Exactly repeat the material, dropping every picture from the copy.

──────── STORED DATA

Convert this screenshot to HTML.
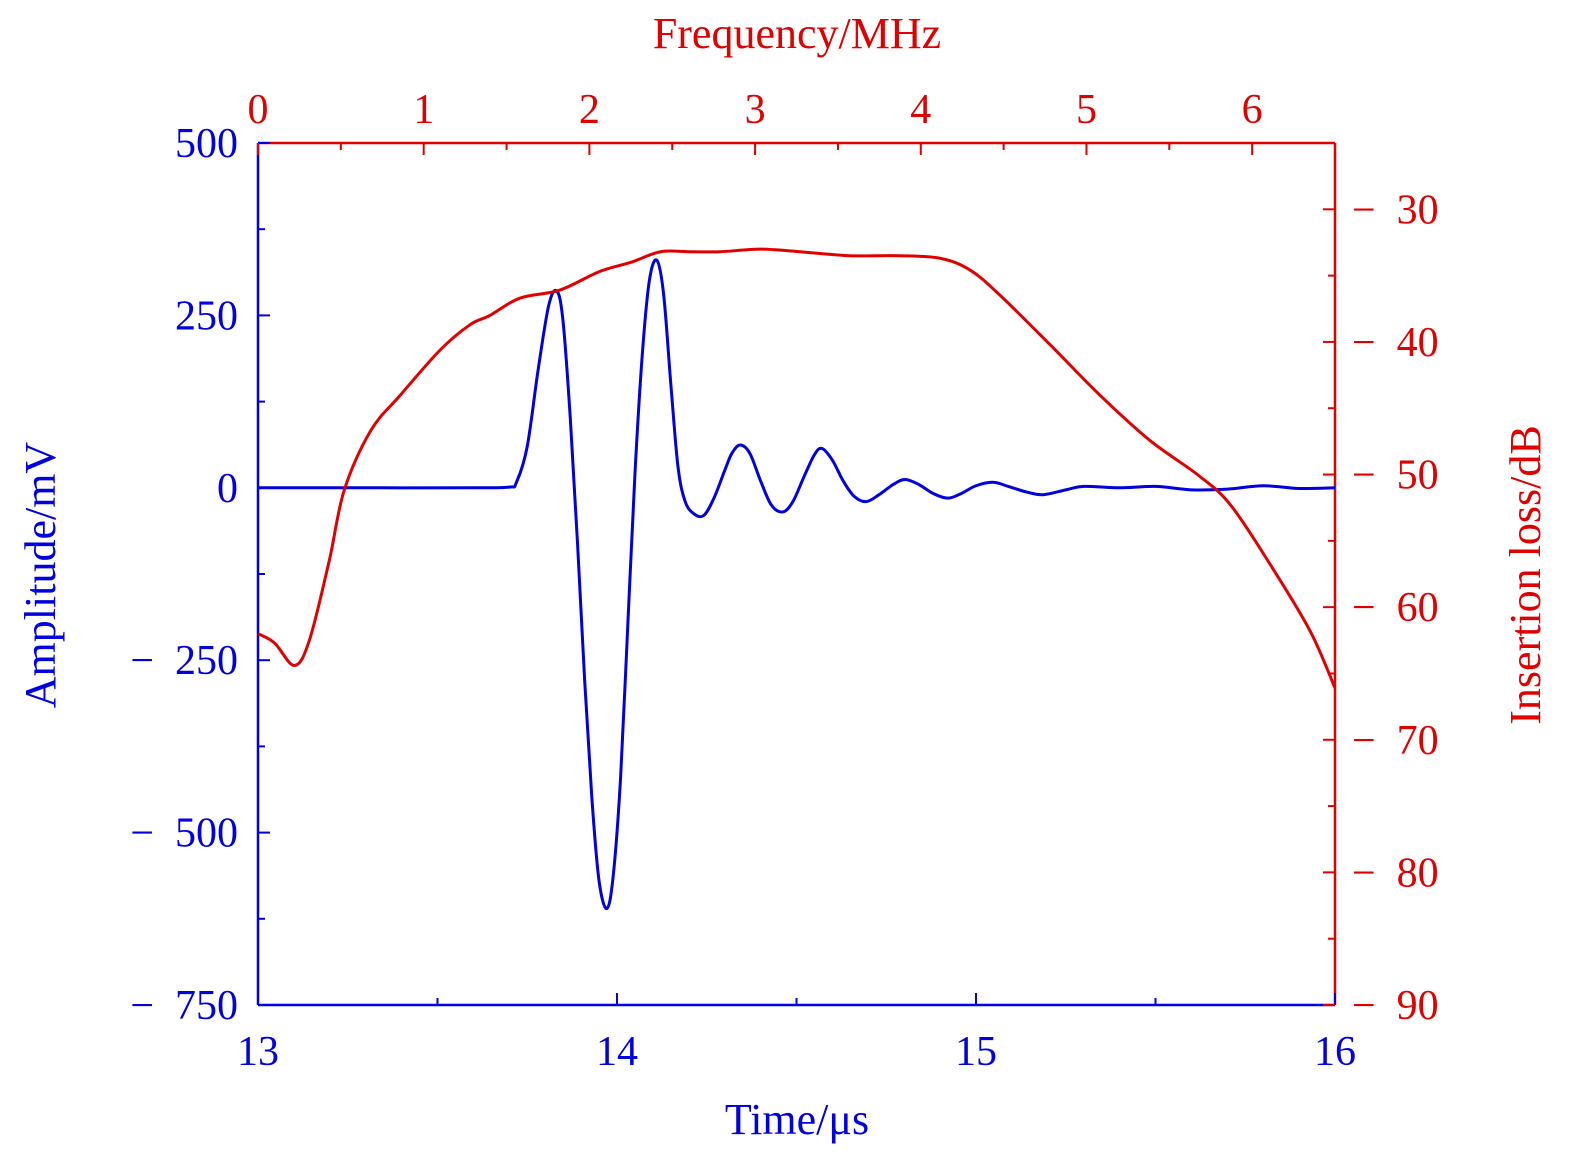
<!DOCTYPE html>
<html><head><meta charset="utf-8"><style>
body{margin:0;background:#fff}
svg{display:block;font-family:"Liberation Serif",serif}
</style></head><body>
<svg id="chart" width="1575" height="1161" viewBox="0 0 1575 1161" xmlns="http://www.w3.org/2000/svg">
<g id="axes"></g>
<g id="series"></g>
<text x="797" y="1134" font-size="44" fill="#0000e0" text-anchor="middle">Time/μs</text>
<text x="797" y="48" font-size="44" fill="#e00000" text-anchor="middle">Frequency/MHz</text>
<text transform="translate(55,575) rotate(-90)" font-size="44" fill="#0000e0" text-anchor="middle">Amplitude/mV</text>
<text transform="translate(1540,575) rotate(-90)" font-size="44" fill="#e00000" text-anchor="middle">Insertion loss/dB</text>
</svg>
<script>
const timeVals=[13.0,13.3,13.6,13.70,13.72,13.75,13.78,13.81,13.833,13.85,13.87,13.89,13.91,13.93,13.95,13.972,13.99,14.01,14.03,14.05,14.07,14.09,14.111,14.13,14.15,14.17,14.19,14.215,14.242,14.27,14.30,14.32,14.343,14.37,14.40,14.43,14.462,14.49,14.52,14.55,14.571,14.60,14.63,14.66,14.694,14.73,14.77,14.802,14.84,14.88,14.922,14.96,15.00,15.047,15.09,15.14,15.187,15.25,15.30,15.40,15.50,15.60,15.70,15.80,15.90,16.0];
const ampVals=[0,0,0,1,8,60,170,265,285,240,100,-80,-280,-450,-570,-610,-560,-420,-200,20,190,300,330,280,150,30,-20,-38,-40,-15,25,50,62,50,10,-25,-35,-20,15,48,57,40,10,-12,-20,-10,5,12,5,-8,-15,-8,3,8,2,-6,-10,-3,2,0,2,-3,-2,3,-1,0];
const freqVals=[0,0.10,0.22,0.31,0.43,0.52,0.68,0.86,1.10,1.28,1.40,1.58,1.82,2.06,2.25,2.43,2.61,2.79,3.03,3.27,3.57,3.87,4.12,4.30,4.48,4.78,5.08,5.38,5.68,5.87,6.11,6.35,6.5];
const lossVals=[-62.0,-62.7,-64.4,-62.5,-56.5,-51.2,-46.7,-44.0,-40.6,-38.7,-38.0,-36.7,-36.1,-34.7,-34.0,-33.2,-33.2,-33.2,-33.0,-33.2,-33.5,-33.5,-33.7,-34.6,-36.5,-40.2,-44.0,-47.4,-50.1,-52.3,-56.8,-61.8,-66.1];
const xTicks=[13,14,15,16];
const ampTicks=[500,250,0,-250,-500,-750];
const freqTicks=[0,1,2,3,4,5,6];
const lossTicks=[-30,-40,-50,-60,-70,-80,-90];

const L=258,R=1335,T=143,B=1005;
const xT=t=>L+(t-13)/3*(R-L);
const yA=a=>T+(500-a)/1250*(B-T);
const xF=f=>L+f/6.5*(R-L);
const yL=d=>T+(-25-d)/65*(B-T);
const NS="http://www.w3.org/2000/svg";
const ax=document.getElementById('axes'),se=document.getElementById('series');
function mk(tag,attrs,parent,txt){const e=document.createElementNS(NS,tag);for(const k in attrs)e.setAttribute(k,attrs[k]);if(txt!==undefined)e.textContent=txt;parent.appendChild(e);return e;}
const BL="#0000e0",RD="#e00000";
const fmt=v=>v<0?"\u2212\u2002"+Math.abs(v):String(v);
let e;
e=mk('line',{x1:L,y1:B,x2:R,y2:B,stroke:BL,'stroke-width':2.5},ax);

e=mk('line',{x1:L,y1:T,x2:L,y2:B,stroke:BL,'stroke-width':2.5},ax);

e=mk('line',{x1:L,y1:T,x2:R,y2:T,stroke:RD,'stroke-width':2.5},ax);

e=mk('line',{x1:R,y1:T,x2:R,y2:B,stroke:RD,'stroke-width':2.5},ax);

for(let t=13;t<=16.001;t+=0.5){const x=xT(t),maj=Math.abs(t-Math.round(t))<1e-6;
e=mk('line',{x1:x,y1:B,x2:x,y2:B-(maj?12:7),stroke:BL,'stroke-width':2},ax);
}
xTicks.forEach(t=>{e=mk('text',{x:xT(t),y:B+60,'font-size':42,fill:BL,'text-anchor':'middle'},ax,String(t));
});
for(let a=-750;a<=500;a+=125){const y=yA(a),maj=a%250===0;
e=mk('line',{x1:L,y1:y,x2:L+(maj?12:7),y2:y,stroke:BL,'stroke-width':2},ax);
}
ampTicks.forEach(a=>{e=mk('text',{x:238,y:yA(a)+14,'font-size':42,fill:BL,'text-anchor':'end'},ax,fmt(a));
});
for(let f=0;f<=6.5001;f+=0.5){const x=xF(f),maj=Math.abs(f-Math.round(f))<1e-6;
e=mk('line',{x1:x,y1:T,x2:x,y2:T+(maj?12:7),stroke:RD,'stroke-width':2},ax);
}
freqTicks.forEach(f=>{e=mk('text',{x:xF(f),y:T-20,'font-size':42,fill:RD,'text-anchor':'middle'},ax,String(f));
});
for(let d=-90;d<=-25;d+=5){const y=yL(d),maj=d%10===0;
e=mk('line',{x1:R,y1:y,x2:R-(maj?12:7),y2:y,stroke:RD,'stroke-width':2},ax);
}
lossTicks.forEach(d=>{e=mk('text',{x:1352,y:yL(d)+14,'font-size':42,fill:RD,'text-anchor':'start'},ax,fmt(d));
});
function path(pts){let d="M"+pts[0][0]+","+pts[0][1];
for(let i=0;i<pts.length-1;i++){const p0=pts[Math.max(0,i-1)],p1=pts[i],p2=pts[i+1],p3=pts[Math.min(pts.length-1,i+2)];
const c1=[p1[0]+(p2[0]-p0[0])/6,p1[1]+(p2[1]-p0[1])/6],c2=[p2[0]-(p3[0]-p1[0])/6,p2[1]-(p3[1]-p1[1])/6];
d+=" C"+c1.join(",")+" "+c2.join(",")+" "+p2.join(",");}return d;}
e=mk('path',{d:path(timeVals.map((t,i)=>[xT(t),yA(ampVals[i])])),fill:'none',stroke:BL,'stroke-width':3,'stroke-linejoin':'round'},se);

e=mk('path',{d:path(freqVals.map((f,i)=>[xF(f),yL(lossVals[i])])),fill:'none',stroke:RD,'stroke-width':3,'stroke-linejoin':'round'},se);

</script>
</body></html>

────────────────

RIGHT ANSWER
Convert this screenshot to HTML.
<!DOCTYPE html>
<html><head><meta charset="utf-8"><style>
body{margin:0;background:#fff}
svg{display:block;font-family:"Liberation Serif",serif}
</style></head><body>
<svg id="chart" width="1575" height="1161" viewBox="0 0 1575 1161" xmlns="http://www.w3.org/2000/svg">
<g id="axes"></g>
<g id="series"></g>
<text x="797" y="1134" font-size="44" fill="#0000e0" text-anchor="middle">Time/μs</text>
<text x="797" y="48" font-size="44" fill="#e00000" text-anchor="middle">Frequency/MHz</text>
<text transform="translate(55,575) rotate(-90)" font-size="44" fill="#0000e0" text-anchor="middle">Amplitude/mV</text>
<text transform="translate(1540,575) rotate(-90)" font-size="44" fill="#e00000" text-anchor="middle">Insertion loss/dB</text>
</svg>
<script>
const timeVals=[13.0,13.3,13.6,13.70,13.72,13.75,13.78,13.81,13.833,13.85,13.87,13.89,13.91,13.93,13.95,13.972,13.99,14.01,14.03,14.05,14.07,14.09,14.111,14.13,14.15,14.17,14.19,14.215,14.242,14.27,14.30,14.32,14.343,14.37,14.40,14.43,14.462,14.49,14.52,14.55,14.571,14.60,14.63,14.66,14.694,14.73,14.77,14.802,14.84,14.88,14.922,14.96,15.00,15.047,15.09,15.14,15.187,15.25,15.30,15.40,15.50,15.60,15.70,15.80,15.90,16.0];
const ampVals=[0,0,0,1,8,60,170,265,285,240,100,-80,-280,-450,-570,-610,-560,-420,-200,20,190,300,330,280,150,30,-20,-38,-40,-15,25,50,62,50,10,-25,-35,-20,15,48,57,40,10,-12,-20,-10,5,12,5,-8,-15,-8,3,8,2,-6,-10,-3,2,0,2,-3,-2,3,-1,0];
const freqVals=[0,0.10,0.22,0.31,0.43,0.52,0.68,0.86,1.10,1.28,1.40,1.58,1.82,2.06,2.25,2.43,2.61,2.79,3.03,3.27,3.57,3.87,4.12,4.30,4.48,4.78,5.08,5.38,5.68,5.87,6.11,6.35,6.5];
const lossVals=[-62.0,-62.7,-64.4,-62.5,-56.5,-51.2,-46.7,-44.0,-40.6,-38.7,-38.0,-36.7,-36.1,-34.7,-34.0,-33.2,-33.2,-33.2,-33.0,-33.2,-33.5,-33.5,-33.7,-34.6,-36.5,-40.2,-44.0,-47.4,-50.1,-52.3,-56.8,-61.8,-66.1];
const xTicks=[13,14,15,16];
const ampTicks=[500,250,0,-250,-500,-750];
const freqTicks=[0,1,2,3,4,5,6];
const lossTicks=[-30,-40,-50,-60,-70,-80,-90];

const L=258,R=1335,T=143,B=1005;
const xT=t=>L+(t-13)/3*(R-L);
const yA=a=>T+(500-a)/1250*(B-T);
const xF=f=>L+f/6.5*(R-L);
const yL=d=>T+(-25-d)/65*(B-T);
const NS="http://www.w3.org/2000/svg";
const ax=document.getElementById('axes'),se=document.getElementById('series');
function mk(tag,attrs,parent,txt){const e=document.createElementNS(NS,tag);for(const k in attrs)e.setAttribute(k,attrs[k]);if(txt!==undefined)e.textContent=txt;parent.appendChild(e);return e;}
const BL="#0000e0",RD="#e00000";
const fmt=v=>v<0?"\u2212\u2002"+Math.abs(v):String(v);
let e;
e=mk('line',{x1:L,y1:B,x2:R,y2:B,stroke:BL,'stroke-width':2.5},ax);

e=mk('line',{x1:L,y1:T,x2:L,y2:B,stroke:BL,'stroke-width':2.5},ax);

e=mk('line',{x1:L,y1:T,x2:R,y2:T,stroke:RD,'stroke-width':2.5},ax);

e=mk('line',{x1:R,y1:T,x2:R,y2:B,stroke:RD,'stroke-width':2.5},ax);

for(let t=13;t<=16.001;t+=0.5){const x=xT(t),maj=Math.abs(t-Math.round(t))<1e-6;
e=mk('line',{x1:x,y1:B,x2:x,y2:B-(maj?12:7),stroke:BL,'stroke-width':2},ax);
}
xTicks.forEach(t=>{e=mk('text',{x:xT(t),y:B+60,'font-size':42,fill:BL,'text-anchor':'middle'},ax,String(t));
});
for(let a=-750;a<=500;a+=125){const y=yA(a),maj=a%250===0;
e=mk('line',{x1:L,y1:y,x2:L+(maj?12:7),y2:y,stroke:BL,'stroke-width':2},ax);
}
ampTicks.forEach(a=>{e=mk('text',{x:238,y:yA(a)+14,'font-size':42,fill:BL,'text-anchor':'end'},ax,fmt(a));
});
for(let f=0;f<=6.5001;f+=0.5){const x=xF(f),maj=Math.abs(f-Math.round(f))<1e-6;
e=mk('line',{x1:x,y1:T,x2:x,y2:T+(maj?12:7),stroke:RD,'stroke-width':2},ax);
}
freqTicks.forEach(f=>{e=mk('text',{x:xF(f),y:T-20,'font-size':42,fill:RD,'text-anchor':'middle'},ax,String(f));
});
for(let d=-90;d<=-25;d+=5){const y=yL(d),maj=d%10===0;
e=mk('line',{x1:R,y1:y,x2:R-(maj?12:7),y2:y,stroke:RD,'stroke-width':2},ax);
}
lossTicks.forEach(d=>{e=mk('text',{x:1352,y:yL(d)+14,'font-size':42,fill:RD,'text-anchor':'start'},ax,fmt(d));
});
function path(pts){let d="M"+pts[0][0]+","+pts[0][1];
for(let i=0;i<pts.length-1;i++){const p0=pts[Math.max(0,i-1)],p1=pts[i],p2=pts[i+1],p3=pts[Math.min(pts.length-1,i+2)];
const c1=[p1[0]+(p2[0]-p0[0])/6,p1[1]+(p2[1]-p0[1])/6],c2=[p2[0]-(p3[0]-p1[0])/6,p2[1]-(p3[1]-p1[1])/6];
d+=" C"+c1.join(",")+" "+c2.join(",")+" "+p2.join(",");}return d;}
e=mk('path',{d:path(timeVals.map((t,i)=>[xT(t),yA(ampVals[i])])),fill:'none',stroke:BL,'stroke-width':3,'stroke-linejoin':'round'},se);

e=mk('path',{d:path(freqVals.map((f,i)=>[xF(f),yL(lossVals[i])])),fill:'none',stroke:RD,'stroke-width':3,'stroke-linejoin':'round'},se);

</script>
</body></html>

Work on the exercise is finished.